Create a GKE cluster in Autopilot mode
To create a GKE cluster in Autopilot mode, run the following:
gcloud container clusters create-auto $CLUSTER_NAME \
--enable-ray-operator \
--enable-ray-cluster-monitoring \
--enable-ray-cluster-logging \
--location=$REGION
It might take some time to complete the creation of the GKE cluster. To verify if Google Cloud has finished creating your cluster, go to Kubernetes clusters on the Google Cloud console.

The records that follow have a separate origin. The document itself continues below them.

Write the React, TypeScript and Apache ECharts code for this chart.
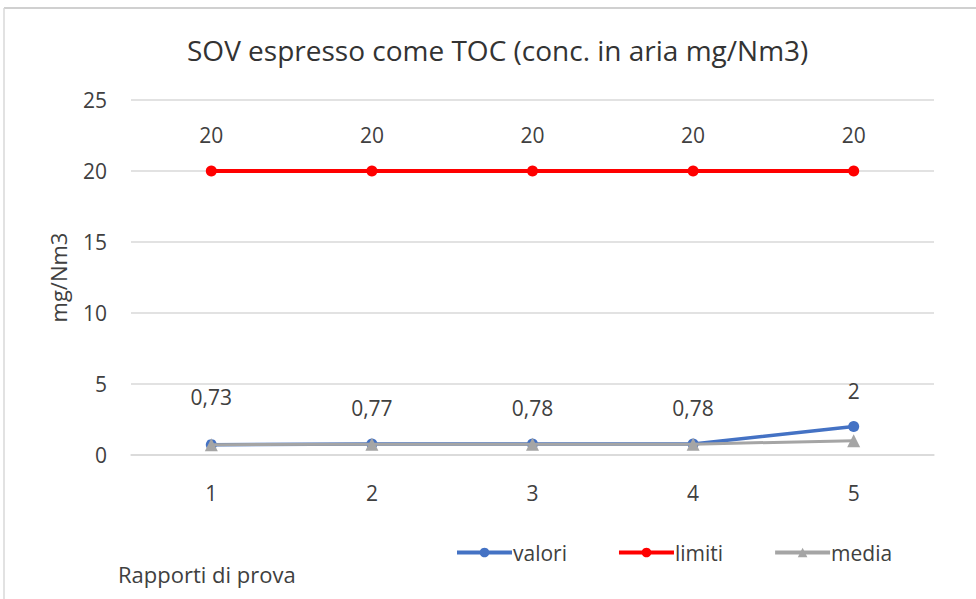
import React, { useEffect, useRef } from "react";
import * as echarts from "echarts";

const categories = ["1", "2", "3", "4", "5"];
const valori = [0.73, 0.77, 0.78, 0.78, 2];
const limiti = [20, 20, 20, 20, 20];
const media = [0.73, 0.75, 0.76, 0.765, 1.01];
const yTicks = { min: 0, max: 25, interval: 5 };

const FONT = "'Open Sans', 'Noto Sans', sans-serif";
const TXT = "#404040";

export default function App() {
  const ref = useRef<HTMLDivElement>(null);
  useEffect(() => {
    if (!ref.current) return;
    const chart = echarts.init(ref.current, undefined, { renderer: "svg" });
    chart.setOption({
      animation: false,
      backgroundColor: "#ffffff",
      textStyle: { fontFamily: FONT },
      title: {
        text: "SOV espresso come TOC (conc. in aria mg/Nm3)",
        left: 182,
        top: 31,
        textStyle: { fontFamily: FONT, fontSize: 28, fontWeight: "normal", color: "#333" },
      },
      graphic: [
        { type: "line", shape: { x1: 4, y1: 8, x2: 976, y2: 8 }, style: { stroke: "#d0d0d0", lineWidth: 2 } },
        { type: "line", shape: { x1: 4, y1: 8, x2: 4, y2: 599 }, style: { stroke: "#d9d9d9", lineWidth: 1.5 } },
        {
          type: "text",
          left: 118,
          top: 563,
          style: { text: "Rapporti di prova", fontFamily: FONT, fontSize: 22, fill: TXT },
        },
      ],
      legend: {
        top: 537,
        left: 450,
        itemGap: 50,
        itemWidth: 55,
        itemHeight: 12,
        lineStyle: { width: 4 },
        textStyle: { fontFamily: FONT, fontSize: 21, color: TXT, padding: [0, 0, 0, -4] },
        data: ["valori", "limiti", "media"],
      },
      grid: { left: 131, right: 42, top: 100, bottom: 144, containLabel: false },
      xAxis: {
        type: "category",
        data: categories,
        boundaryGap: true,
        axisLine: { show: true, lineStyle: { color: "#d9d9d9", width: 1.5 } },
        axisTick: { show: false },
        axisLabel: { fontFamily: FONT, fontSize: 21, color: TXT, margin: 27 },
      },
      yAxis: {
        type: "value",
        min: yTicks.min,
        max: yTicks.max,
        interval: yTicks.interval,
        name: "mg/Nm3",
        nameLocation: "middle",
        nameGap: 62,
        nameTextStyle: { fontFamily: FONT, fontSize: 22, color: TXT },
        axisLine: { show: false },
        axisTick: { show: false },
        axisLabel: { fontFamily: FONT, fontSize: 21, color: TXT, margin: 24 },
        splitLine: { lineStyle: { color: "#d9d9d9", width: 1.5 } },
      },
      series: [
        {
          name: "valori",
          type: "line",
          data: valori.map((v, i) => (i === 0 ? { value: v, label: { offset: [0, -12] } } : v)),
          color: "#4472c4",
          lineStyle: { width: 3.5, color: "#4472c4" },
          symbol: "circle",
          symbolSize: 11,
          itemStyle: { color: "#4472c4" },
          z: 3,
          label: {
            show: true,
            position: "top",
            distance: 20,
            fontFamily: FONT,
            fontSize: 21,
            color: TXT,
            formatter: (p: any) => String(p.value).replace(".", ","),
          },
        },
        {
          name: "limiti",
          type: "line",
          data: limiti,
          color: "#ff0000",
          lineStyle: { width: 4, color: "#ff0000" },
          symbol: "circle",
          symbolSize: 11,
          itemStyle: { color: "#ff0000" },
          label: {
            show: true,
            position: "top",
            distance: 20,
            fontFamily: FONT,
            fontSize: 21,
            color: TXT,
          },
        },
        {
          name: "media",
          type: "line",
          data: media,
          color: "#a5a5a5",
          lineStyle: { width: 3, color: "#a5a5a5" },
          symbol: "triangle",
          symbolSize: 13,
          itemStyle: { color: "#a5a5a5" },
          z: 4,
        },
      ],
    });
    return () => chart.dispose();
  }, []);
  return (
    <div
      ref={ref}
      style={{ position: "absolute", left: 0, top: 0, width: 976, height: 599 }}
    />
  );
}
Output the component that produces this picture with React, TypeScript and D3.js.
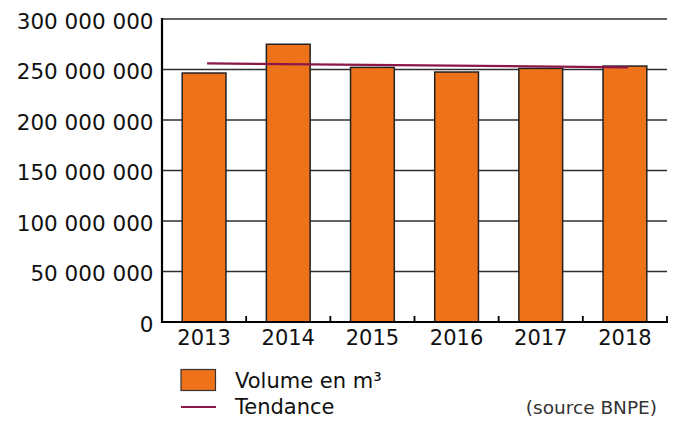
import { useEffect } from 'react';
import * as d3 from 'd3';

const YEARS = ['2013', '2014', '2015', '2016', '2017', '2018'];
const VOLUMES = [246.5e6, 275e6, 252.1e6, 247.5e6, 251.1e6, 253.4e6];
const TREND_YEARS = ['2013', '2018'];
const TREND_VALUES = [256.1e6, 252.2e6];
const Y_TICKS = [0, 50e6, 100e6, 150e6, 200e6, 250e6, 300e6];

const ORANGE = '#ee7219';
const TREND = '#8b1748';
const FONT = '"DejaVu Sans", sans-serif';

const fmt = (v: number) => d3.format(',')(v).replace(/,/g, ' ');

export default function App() {
  useEffect(() => {
    document.body.style.margin = '0';
  }, []);

  const W = 700, H = 428;
  const m = { left: 162, right: 33, top: 19, bottom: 106 };
  const x = d3.scaleBand().domain(YEARS).range([m.left, W - m.right]).padding(0);
  const y = d3.scaleLinear().domain([0, 300e6]).range([H - m.bottom, m.top]);
  const bw = x.bandwidth() * 0.52;
  const x0 = m.left, x1 = W - m.right, yb = y(0);

  const trendLine = d3.line<number>()
    .x((_, i) => (x(TREND_YEARS[i]) as number) + x.bandwidth() / 2 + 3)
    .y(d => y(d));

  return (
    <svg width={W} height={H} style={{ display: 'block', fontFamily: FONT }}>
      {/* grid */}
      {Y_TICKS.filter(t => t > 0).map(t => (
        <line key={t} x1={x0} x2={x1} y1={y(t)} y2={y(t)} stroke="#2e2e2e" strokeWidth={1.6} />
      ))}
      {/* y labels */}
      {Y_TICKS.map(t => (
        <text key={t} x={153.5} y={y(t) + 9.5} textAnchor="end" fontSize={21.5} fill="#111">{fmt(t)}</text>
      ))}
      {/* bars */}
      {VOLUMES.map((v, i) => {
        const cx = (x(YEARS[i]) as number) + x.bandwidth() / 2;
        return (
          <rect key={YEARS[i]} x={cx - bw / 2} y={y(v)} width={bw} height={yb - y(v)}
            fill={ORANGE} stroke="#222" strokeWidth={1.5} />
        );
      })}
      {/* trend */}
      <path d={trendLine(TREND_VALUES) || ''} fill="none" stroke={TREND} strokeWidth={2.2} />
      {/* axes */}
      <line x1={x0} x2={x0} y1={m.top - 1} y2={yb + 1} stroke="#000" strokeWidth={2.2} />
      <line x1={x0 - 1} x2={x1 + 1} y1={yb} y2={yb} stroke="#000" strokeWidth={2.2} />
      {YEARS.map(yr => {
        const bx = (x(yr) as number) + x.bandwidth();
        return <line key={yr} x1={bx} x2={bx} y1={yb} y2={yb - 6} stroke="#000" strokeWidth={1.8} />;
      })}
      {YEARS.map(yr => (
        <text key={yr} x={(x(yr) as number) + x.bandwidth() / 2} y={345} textAnchor="middle"
          fontSize={21} fill="#111">{yr}</text>
      ))}
      {/* legend */}
      <rect x={181} y={369.5} width={34.5} height={21} fill={ORANGE} stroke="#333" strokeWidth={1.2} />
      <text x={235} y={388} fontSize={21} fill="#111">Volume en m³</text>
      <line x1={181} x2={216} y1={407} y2={407} stroke={TREND} strokeWidth={2} />
      <text x={235} y={414} fontSize={21} fill="#111">Tendance</text>
      <text x={657} y={414} textAnchor="end" fontSize={18.5} fill="#333">(source BNPE)</text>
    </svg>
  );
}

Create a Kubernetes secret for Hugging Face credentials
In Cloud Shell, to create a Kubernetes secret for Hugging Face credentials, do the following:
Configure
kubectl
to connect to your cluster:gcloud container clusters get-credentials $CLUSTER_NAME \ --region=$REGION
Create a Kubernetes secret to store your Hugging Face token:
kubectl create secret generic hf-secret \ --from-literal=hf_api_token=${HF_TOKEN} \ --dry-run=client -o yaml | kubectl apply -f -
Create the Google Cloud Storage bucket
If you want to use a new bucket to store your training artifacts, run the following:
gcloud storage buckets create gs://$GCS_BUCKET --location=$REGION
If you want to use an existing bucket, you can skip this step. However, you must ensure that your bucket is in the same region as your cluster.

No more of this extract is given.